An exogenous variation can serve as an instrumental variable (IV), which helps identify causal relationships when the main explanatory variable of interest is endogenously determined and correlated with the error term.
Finding such a case is particularly challenging, and proving that the instrument truly captures this variation primarily requires not statistical expertise.
One of the most famous paper is The Colonial Origins of Comparative Development by Acemoglu, Johnson, and Robinson (2001).
The idea is to examine whether institutions or development cause the other by analyzing the mortality rate of the settlers. This determines what kind of institutions they brought with them, which has an impact on today’s institutions.

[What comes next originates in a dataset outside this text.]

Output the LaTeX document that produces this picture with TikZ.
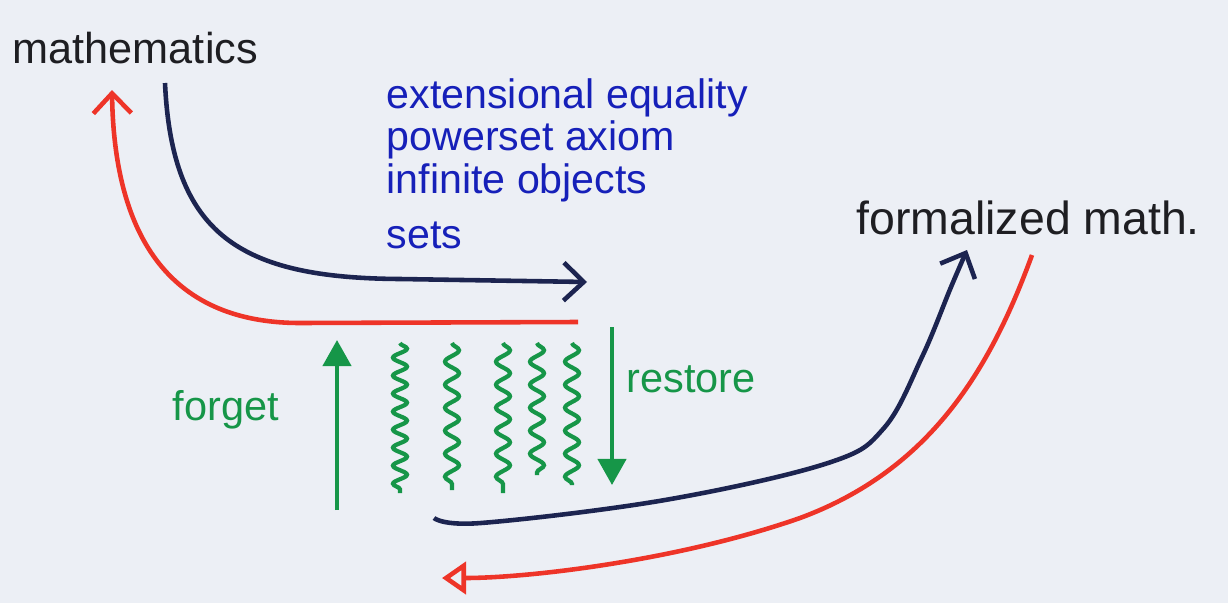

What conditions need to be met in order to accept that institutions really cause development?
In the case of lower mortality, institutional development should be higher.
The institutional development resulting solely from the difference in mortality should lead to a higher GDP.
The difference in mortality should not influence GDP in any other way.
library(dagitty)
library(ggdag)
dagitty('dag {
"Modern GDP" [outcome,pos="-0.081,-0.630"]
"Modern insitituions" [adjusted,pos="-0.260,0.173"]
"Mortality rate" [exposure,pos="-1.132,-0.244"]
"Early institutions" [adjusted,pos="-1.530,0.153"]
"Modern GDP" <-> "Modern insitituions"
"Mortality rate" <-> "Modern GDP"
"Mortality rate" -> "Early institutions"
"Early institutions" -> "Modern insitituions"
}
') %>%
tidy_dagitty() %>%
ggdag_status(text_col = "black", edge_type = "link_arc") +
theme_dag() +
labs(color = "")